On Tuesday, friends and family arrived at the Fu residence to offer condolences and flowers.
Serene Stevning, whose son befriended Emily in their special education class, answered the door at the Fu home Tuesday morning.
“It’s surreal,” she said. “I cannot imagine how sad they are, and will be for the rest of their lives.”
Stevning said the Fu family declined comment.
The Fus’ next-door neighbors answered the door with red, teary eyes, but declined comment.
Neighbor Chuck Strand said that he doesn’t know the Fu family well, as they had moved into the neighborhood in 2010, but said the family fit into the “Norman Rockwell” feel of the Memorial Day celebration, bringing traditional Chinese food to the block party.
“Their neighbors said they were such caring parents, so careful,” Strand said. “It’s just a freak moment.”
Paradise Canyon Elementary Principal Debra Craddock said counseling staff were at the school Tuesday to support staff as they delivered the news to students.

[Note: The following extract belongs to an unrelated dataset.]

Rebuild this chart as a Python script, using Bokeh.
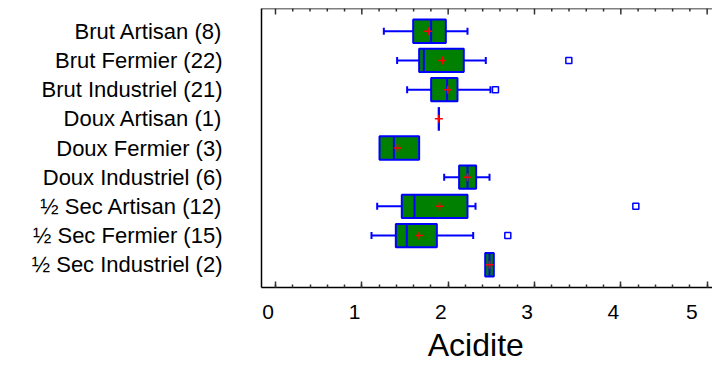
import numpy as np
from bokeh.plotting import figure
from bokeh.models import Range1d, LinearAxis, FixedTicker, ColumnDataSource, Span
from bokeh.embed import file_html
from bokeh.resources import INLINE

categories = ["Brut Artisan (8)", "Brut Fermier (22)", "Brut Industriel (21)",
              "Doux Artisan (1)", "Doux Fermier (3)", "Doux Industriel (6)",
              "½ Sec Artisan (12)", "½ Sec Fermier (15)", "½ Sec Industriel (2)"]
whisker_low = [1.255, 1.409, 1.525, 1.892, 1.205, 1.954, 1.178, 1.112, 2.429]
q1 = [1.595, 1.664, 1.803, 1.892, 1.205, 2.127, 1.463, 1.394, 2.429]
median = [1.803, 1.718, 1.988, 1.892, 1.371, 2.224, 1.610, 1.521, 2.479]
q3 = [1.973, 2.181, 2.108, 1.892, 1.664, 2.324, 2.224, 1.869, 2.529]
whisker_high = [2.224, 2.436, 2.490, 1.892, 1.664, 2.479, 2.317, 2.290, 2.529]
mean = [1.768, 1.931, 1.996, 1.892, 1.413, 2.224, 1.900, 1.664, 2.479]
outlier_cat = ["Brut Fermier (22)", "Brut Industriel (21)", "½ Sec Artisan (12)", "½ Sec Fermier (15)"]
outlier_val = [3.398, 2.548, 4.174, 2.691]
x_ticks = [0, 1, 2, 3, 4, 5]
x_label = "Acidite"

FONT = "Liberation Sans"
BLUE = "#0000FF"
GREEN = "#008000"
RED = "#FF0000"
TICK = "#333333"

n = len(categories)
ypos = {c: n - i for i, c in enumerate(categories)}
ys = [ypos[c] for c in categories]
BOX_H = 0.8

src = ColumnDataSource(dict(
    y=ys, wlo=whisker_low, q1=q1, med=median, q3=q3, whi=whisker_high, mean=mean,
    ylo=[v - BOX_H / 2 for v in ys], yhi=[v + BOX_H / 2 for v in ys]))

X0, X1 = -0.162, 5.062
Y0, Y1 = 0.22, 9.78
p = figure(width=712, height=365, output_backend="svg", toolbar_location=None,
           x_range=Range1d(X0, X1), y_range=Range1d(Y0, Y1),
           x_axis_location=None, y_axis_location=None,
           min_border_left=261, min_border_top=8, min_border_right=0, min_border_bottom=0)
p.outline_line_color = None
p.grid.visible = False
p.background_fill_color = "white"

minor = [round(v, 2) for v in np.arange(0, 5.01, 0.2)]
ticker = FixedTicker(ticks=x_ticks, minor_ticks=minor)

# bottom axis
xb = LinearAxis(ticker=ticker, axis_label=x_label + "\u2002\u2009")
xb.major_label_overrides = {t: str(t) + "\u2002\u2009" for t in x_ticks}
xb.axis_line_color = "black"
xb.axis_line_width = 1.5
xb.major_tick_in = 6
xb.major_tick_out = 0
xb.minor_tick_in = 3
xb.minor_tick_out = 0
xb.major_tick_line_color = TICK
xb.minor_tick_line_color = TICK
xb.major_tick_line_width = 1.5
xb.minor_tick_line_width = 1.5
xb.major_label_text_font = FONT
xb.major_label_text_font_size = "21px"
xb.major_label_text_color = "black"
xb.major_label_standoff = 12
xb.axis_label_text_font = FONT
xb.axis_label_text_font_size = "32px"
xb.axis_label_text_font_style = "normal"
xb.axis_label_text_color = "black"
xb.axis_label_standoff = 1
p.add_layout(xb, "below")

# left axis with category labels
yl = LinearAxis(ticker=FixedTicker(ticks=ys, minor_ticks=[]))
yl.major_label_overrides = {ypos[c]: c for c in categories}
yl.axis_line_color = "black"
yl.axis_line_width = 1.5
yl.major_tick_in = 0
yl.major_tick_out = 0
yl.major_label_text_font = FONT
yl.major_label_text_font_size = "22px"
yl.major_label_text_color = "black"
yl.major_label_standoff = 39
p.add_layout(yl, "left")

# top frame line with inward ticks
p.add_layout(Span(location=Y1, dimension="width", line_color="black", line_width=1.5))
px_per_unit_y = 281 / (Y1 - Y0)
maj_len = 6 / px_per_unit_y
min_len = 3 / px_per_unit_y
p.segment(x0=x_ticks, y0=[Y1] * len(x_ticks), x1=x_ticks, y1=[Y1 - maj_len] * len(x_ticks),
          line_color=TICK, line_width=1.5)
minor_only = [m for m in minor if m not in x_ticks]
p.segment(x0=minor_only, y0=[Y1] * len(minor_only), x1=minor_only,
          y1=[Y1 - min_len] * len(minor_only), line_color=TICK, line_width=1.5)

# whiskers
p.segment(x0="wlo", y0="y", x1="q1", y1="y", source=src, line_color=BLUE, line_width=2)
p.segment(x0="q3", y0="y", x1="whi", y1="y", source=src, line_color=BLUE, line_width=2)

# caps where whiskers exist
cap_x, cap_y = [], []
for c, lo, a, b, hi in zip(categories, whisker_low, q1, q3, whisker_high):
    if lo < a:
        cap_x.append(lo); cap_y.append(ypos[c])
    if hi > b:
        cap_x.append(hi); cap_y.append(ypos[c])
p.scatter(x=cap_x, y=cap_y, marker="dash", angle=np.pi / 2, size=7,
          line_color=BLUE, line_width=2)

# boxes
p.hbar(y="y", left="q1", right="q3", height=BOX_H, source=src,
       fill_color=GREEN, line_color=BLUE, line_width=2)
# medians
p.segment(x0="med", y0="ylo", x1="med", y1="yhi", source=src, line_color=BLUE, line_width=2)
# means
p.scatter(x="mean", y="y", source=src, marker="cross", size=8,
          line_color=RED, line_width=1.5)
# outliers
p.scatter(x=outlier_val, y=[ypos[c] for c in outlier_cat], marker="square", size=6,
          fill_color="white", line_color=BLUE, line_width=1.5)

open("out.html", "w").write(file_html(p, INLINE))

Craddock said school staffers had visited the Fu household to offer condolences, and that students had been making cards and artwork that would be delivered to the family later this week.
Niccum said that when paramedics arrived, Emily was cyanotic, meaning her skin had started to turn blue or purple, indicating a severe lack of oxygen.
“We don’t know how long she had been submerged when they pulled her up,” said Niccum. “Usually kids are pretty resilient, so I would say she might have been down longer than anyone would have thought.”